On Twitter, the Joe Gibbs Racing driver called the penalty a “nickel and dime judgement call” and that “this intent is not why the rules was put in place.” Hamlin added that he wanted to see the sport “go back to using common sense.”

O’Donnell responded to Hamlin’s comments Monday on SiriusXM NASCAR Radio’s “The Morning Drive.”

“Well, you can’t judge intent,” O’Donnell said. “If a part breaks or anything in the car, if we had to judge intent really on almost any penalty, we’d be in trouble. That’s why we have a rule book and it’s black and white and we’ve been through those things. It’s in place for safety reasons. We’ve been consistent on those calls all year. I think we’re looking at some things around the new car that we can do down the road. We certainly don’t want to be in the rules business or too many rules. But on that case it’s one where we’ve got to make that call.”

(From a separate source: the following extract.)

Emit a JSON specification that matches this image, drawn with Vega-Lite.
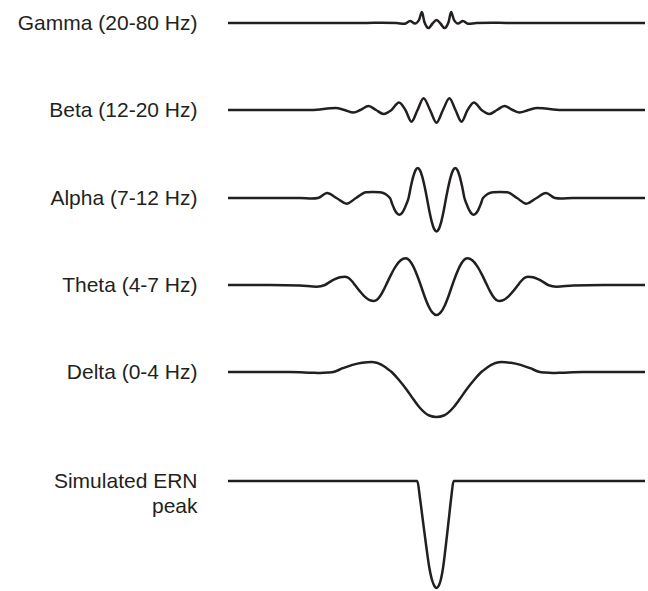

Hamlin responded on Twitter, referencing the 2018 reduction of over-the-wall pit crew members from six to five.

While Hamlin said the uncontrolled tire penalty “ruined” his day, it was the first of two penalties the No. 11 team received Sunday. It was followed on Lap 163 with a penalty for too many crew members over the wall.

After winning Stage 1 of the race, Hamlin went on to end the night in 15th.